Apple’s got plenty to contend with: her best friend’s deserted her, the boy she’s attracted to barely knows she exists, and her overprotective Nana is a source of embarrassment at school—but what hurts most is her glamorous mother’s abandonment 11 years ago.
At first, her mother’s unexpected return feels like a dream come true, but Apple’s euphoria fades when she realizes Mum didn’t return to rescue her but to be rescued herself from having to raise her younger daughter, Rain, 10, whose existence is a surprise to Apple and Nana, Mum’s mother. Apple, 14, suppresses her doubts when she’s invited to move in with Mum and Rain—the prospect trumps life with Nana. At least Mum won’t insist on driving Apple to school. Instead, Mum urges alcohol on Apple and her classmates, flirts with Apple’s crush, and disappears for days at a time, leaving Apple to skip school and care for troubled Rain. Her English teacher’s poetry assignments encourage Apple, a budding writer, to examine and express her complicated feelings, giving rise to important insights.

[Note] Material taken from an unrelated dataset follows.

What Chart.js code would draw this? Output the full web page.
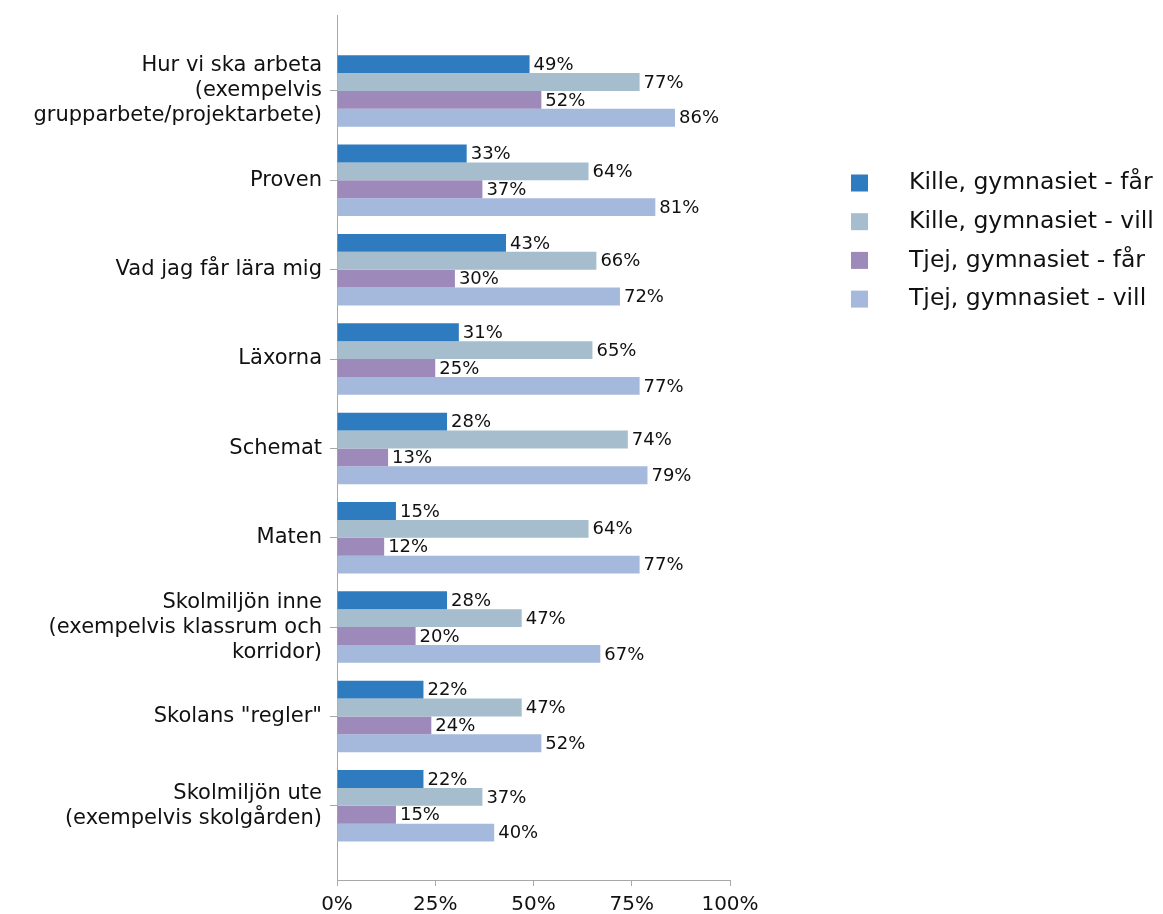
<!DOCTYPE html>
<html>
<head>
<meta charset="utf-8">
<script src="https://cdn.jsdelivr.net/npm/chart.js@4.4.1/dist/chart.umd.min.js"></script>
<style>
  html, body { margin: 0; padding: 0; background: #fff; }
  #wrap { width: 1163px; height: 914px; }
</style>
</head>
<body>
<div id="wrap"><canvas id="myChart"></canvas></div>
<script>
// data
const categories = [
  ['Hur vi ska arbeta', '(exempelvis', 'grupparbete/projektarbete)'],
  'Proven',
  'Vad jag får lära mig',
  'Läxorna',
  'Schemat',
  'Maten',
  ['Skolmiljön inne', '(exempelvis klassrum och', 'korridor)'],
  'Skolans "regler"',
  ['Skolmiljön ute', '(exempelvis skolgården)']
];
const seriesNames = ['Kille, gymnasiet - får', 'Kille, gymnasiet - vill', 'Tjej, gymnasiet - får', 'Tjej, gymnasiet - vill'];
const killeFar  = [49, 33, 43, 31, 28, 15, 28, 22, 22];
const killeVill = [77, 64, 66, 65, 74, 64, 47, 47, 37];
const tjejFar   = [52, 37, 30, 25, 13, 12, 20, 24, 15];
const tjejVill  = [86, 81, 72, 77, 79, 77, 67, 52, 40];
const xTicks = [0, 25, 50, 75, 100];

const colors = ['#2f7bc0', '#a5bdcd', '#9d89ba', '#a5b9dc'];
const FONT = '"DejaVu Sans", sans-serif';
const axisGrey = '#a8a8a8';

const series = [killeFar, killeVill, tjejFar, tjejVill];

// procent efter varje stapel
const valueLabels = {
  id: 'valueLabels',
  afterDatasetsDraw(chart) {
    const ctx = chart.ctx;
    ctx.save();
    ctx.font = '18px ' + FONT;
    ctx.fillStyle = '#111';
    ctx.textBaseline = 'middle';
    ctx.textAlign = 'left';
    chart.data.datasets.forEach((ds, i) => {
      chart.getDatasetMeta(i).data.forEach((bar, j) => {
        ctx.fillText(ds.data[j].x + '%', bar.x + 4, bar.y + 1);
      });
    });
    ctx.restore();
  }
};

// legenden till höger
const sideLegend = {
  id: 'sideLegend',
  afterDraw(chart) {
    const ctx = chart.ctx;
    ctx.save();
    ctx.font = '23.5px ' + FONT;
    ctx.textBaseline = 'middle';
    ctx.textAlign = 'left';
    chart.data.datasets.forEach((ds, i) => {
      const y = 183 + i * 38.7;
      ctx.fillStyle = ds.backgroundColor;
      ctx.fillRect(851, y - 8.5, 17, 17);
      ctx.fillStyle = '#111';
      ctx.fillText(ds.label, 909, y);
    });
    ctx.restore();
  }
};

const canvas = document.getElementById('myChart');
new Chart(canvas, {
  type: 'bar',
  data: {
    datasets: series.map((vals, i) => ({
      label: seriesNames[i],
      data: vals.map((v, j) => ({ x: v, y: j })),
      backgroundColor: colors[i],
      borderWidth: 0
    }))
  },
  options: {
    indexAxis: 'y',
    responsive: true,
    maintainAspectRatio: false,
    animation: false,
    categoryPercentage: 0.8,
    barPercentage: 1.0,
    layout: { padding: { top: 15, right: 433, left: 0, bottom: 0 } },
    plugins: {
      legend: { display: false },
      tooltip: { enabled: false }
    },
    scales: {
      x: {
        type: 'linear',
        min: 0,
        max: 100,
        afterBuildTicks: s => { s.ticks = xTicks.map(v => ({ value: v })); },
        afterFit: s => { s.height = 34; },
        ticks: {
          callback: v => v + '%',
          color: '#111',
          font: { family: FONT, size: 20 },
          padding: 7
        },
        grid: { drawOnChartArea: false, tickLength: 6, color: axisGrey },
        border: { color: axisGrey }
      },
      y: {
        type: 'linear',
        reverse: true,
        offset: false,
        min: -0.85,
        max: 8.83,
        afterBuildTicks: s => { s.ticks = categories.map((c, i) => ({ value: i })); },
        afterFit: s => { s.width = 337; s.paddingTop = 0; s.paddingBottom = 0; },
        ticks: {
          autoSkip: false,
          callback: v => categories[v],
          color: '#111',
          font: { family: FONT, size: 21, lineHeight: 1.19 },
          padding: 8
        },
        grid: { offset: false, drawOnChartArea: false, tickLength: 7, color: axisGrey },
        border: { color: axisGrey }
      }
    }
  },
  plugins: [valueLabels, sideLegend]
});
</script>
</body>
</html>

Her friendship with a new classmate, Del, is a further support. Appealing but naïve, Apple feels more preteen than teen. Most characters, including Nana and Rain, are compassionately drawn—the exception is Mum, whose monstrous narcissism goes far beyond anything Nana’s self-confessed strict parenting can explain.
A realistic if gently didactic tale about growing up and parenting.